Era esigente con i collaboratori, spesso autoritario, ma la sua severità era dettata dal rispetto per il pubblico. Non ammetteva improvvisazioni sciatte o contenuti raffazzonati. La televisione, diceva, è un servizio che deve arrivare in tutte le case: «Non puoi permetterti di prenderla alla leggera».

Gli anni difficili e i ritorni

Naturalmente, in una carriera così lunga non sono mancati momenti bui. Qualche trasmissione fallita, qualche rapporto incrinato con la Rai, alcuni tentativi con Mediaset meno fortunati. Ma Baudo ha sempre saputo rialzarsi. Il suo nome, la sua immagine, la sua professionalità lo hanno riportato al centro della scena più volte.

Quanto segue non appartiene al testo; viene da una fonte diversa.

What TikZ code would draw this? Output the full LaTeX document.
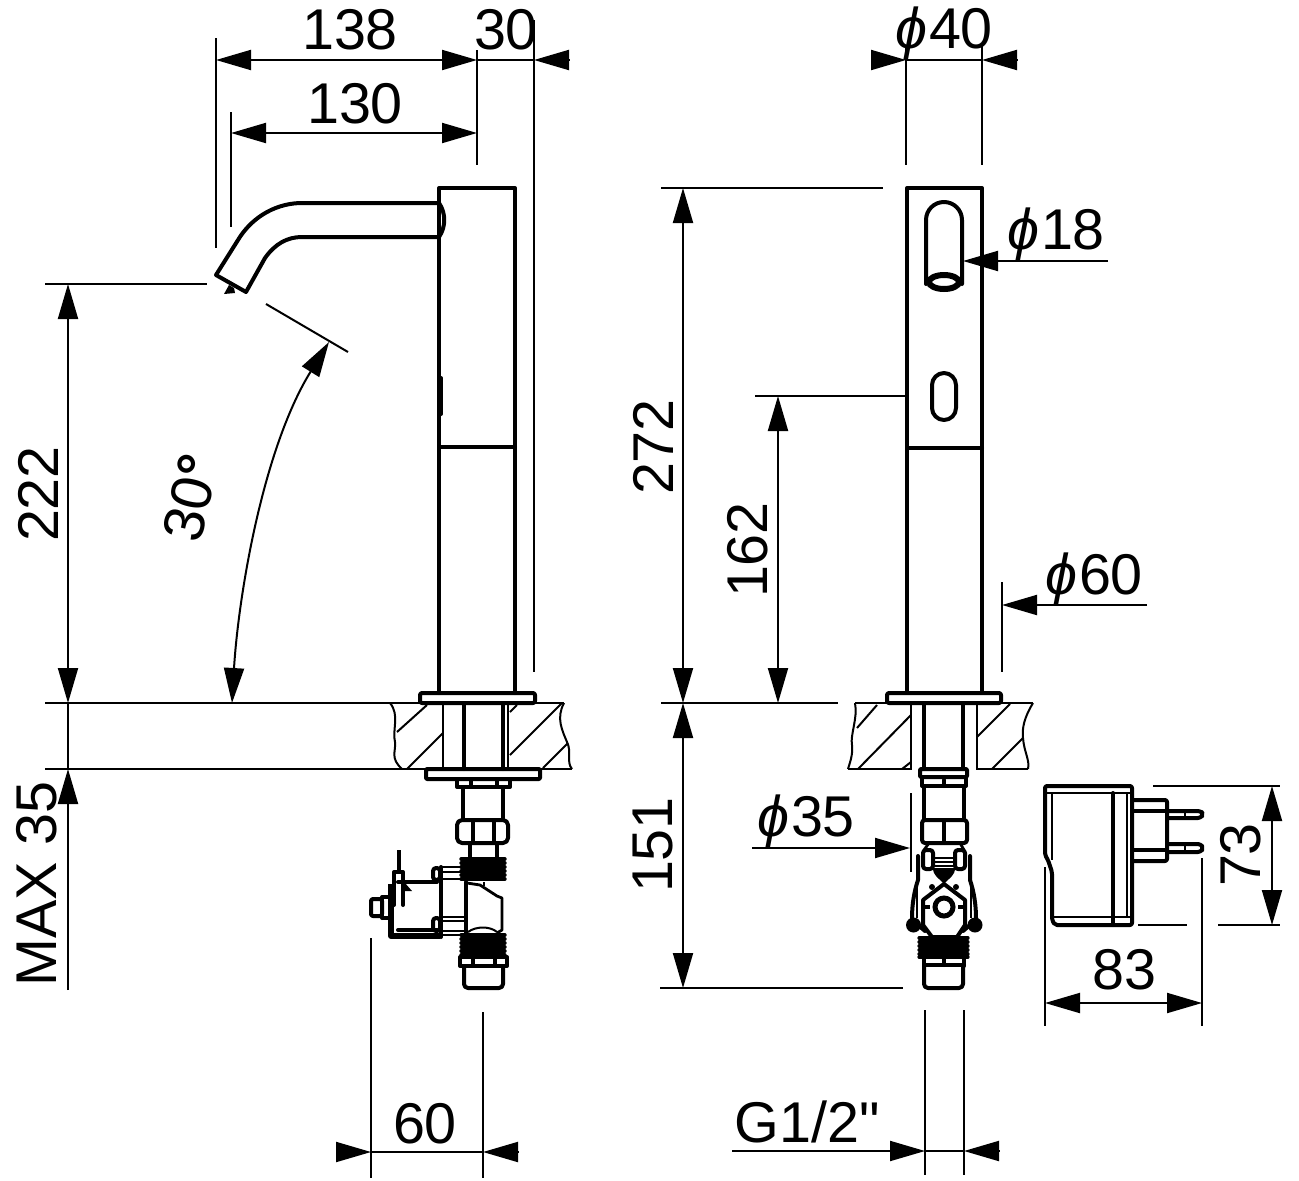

Il pubblico, in fondo, gli perdonava tutto. Perché Pippo era Pippo: poteva sbagliare, ma restava un punto di riferimento. Ogni suo ritorno era accolto come un ricongiungimento naturale con il pubblico.

Un’epoca che si chiude

La morte di Pippo Baudo non è solo la scomparsa di un uomo di spettacolo. È la fine di un’epoca. Con lui se ne va l’ultimo grande cerimoniere della Rai, colui che ha incarnato l’idea stessa di televisione pubblica. Non era un semplice conduttore, ma un’istituzione.

La Rai lo ha ricordato come «un pezzo di cuore della tv italiana». Giorgia Meloni ha sottolineato come «il suo volto e la sua voce hanno accompagnato intere generazioni». Da Fiorello a Carlo Conti, da Amadeus a Maria De Filippi, il mondo della tv ha reso omaggio al maestro.

Un’eredità che resta

Baudo lascia un patrimonio fatto di canzoni lanciate, artisti scoperti, generazioni educate a un certo modo di fare tv. «Lunga vita a Pippo Baudo» era diventata una battuta popolare, quasi un mantra. Oggi quella frase suona come un saluto affettuoso, un ringraziamento collettivo. Perché se la televisione italiana ha avuto un volto, quel volto è stato il suo.